Table 1. Transaction driven vs. Table driven: characteristics and requirements for data migration. [Klik op de afbeelding voor een grotere afbeelding]
Data Migration as an enabler for organizational growth
Designing and performing a solid data migration process is state of art and requires highly skilled personnel and mature processes at a minimum. Recognizing the importance and complexity of data migration and acting accordingly is a must for executives who want to be in ‘control’ of their professional company. It is important that data migration should not be seen as solely an IT function but also (and more heavily) a business requirement that has a significant impact on a company’s daily business.
A good question to ask yourself is when the data migration will be considered as successful?
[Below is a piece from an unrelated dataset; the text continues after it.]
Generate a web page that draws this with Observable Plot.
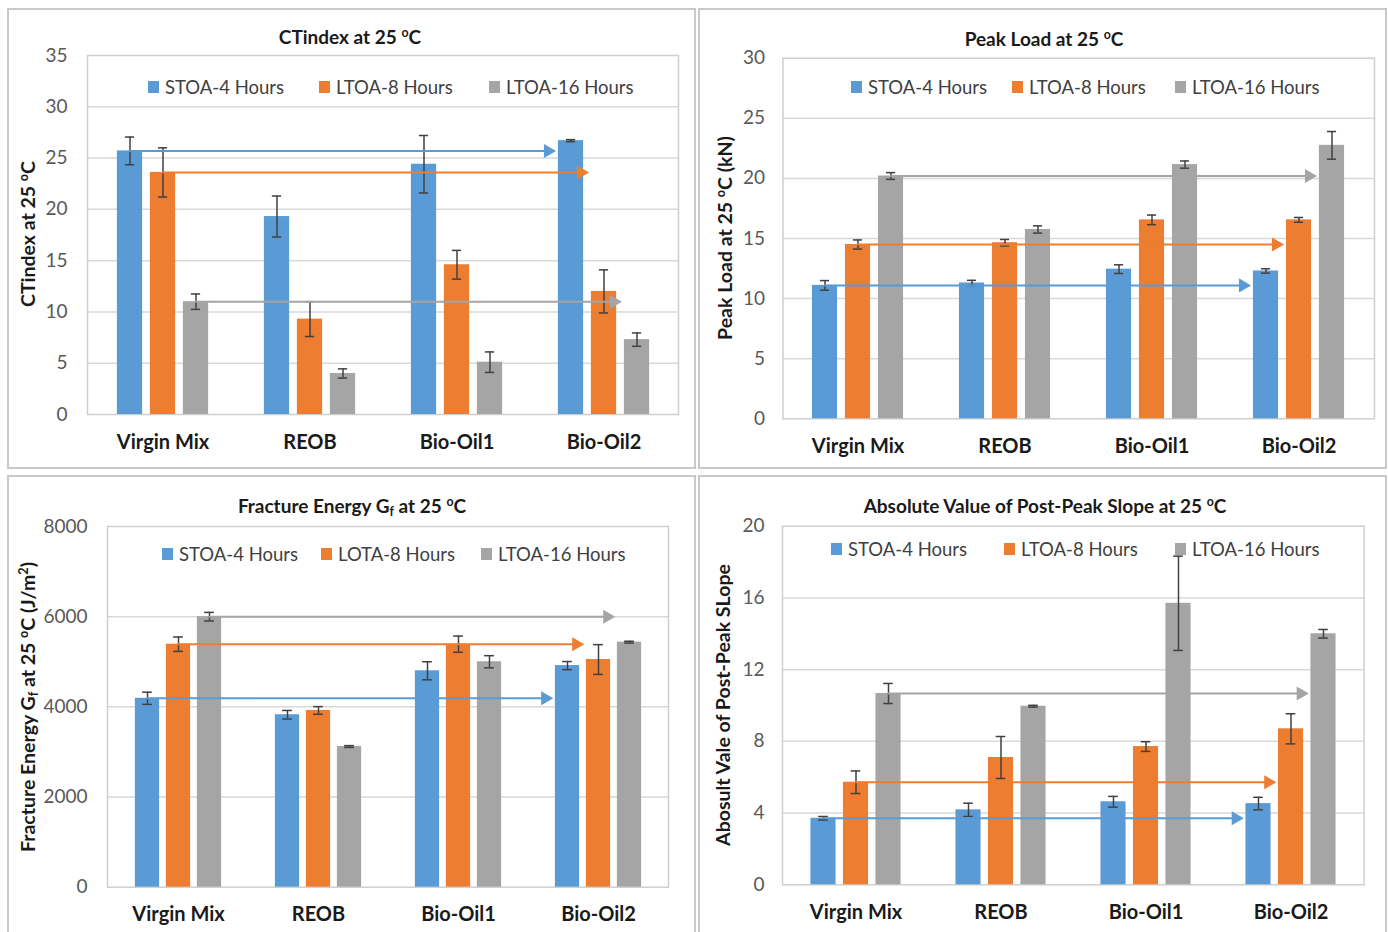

The ambition level for the data migration is defined and designed at the planning phase.
Data migration will benefit the organization in various ways:
- Data Modeling: identification and mapping of data relationships (referential integrity) as a result of the data landscape exposure.
- Data Governance: appointment of data owners and associated roles and responsibilities.
- Efficiency: less idle search time and a lower data footprint as a result of the (partly) renewed IT architecture.
With regard to the transaction driven and table driven approaches for data migration that are outlined in this article, there is no ‘best option’ as the two approaches differ significantly in complexity and cost. Organization specific needs and complexity are key in determining which data migration approach to pursue. In all cases, data migration can be considered as an enabler for growth with a positive impact on organizational efficiency, data governance and regulatory compliance.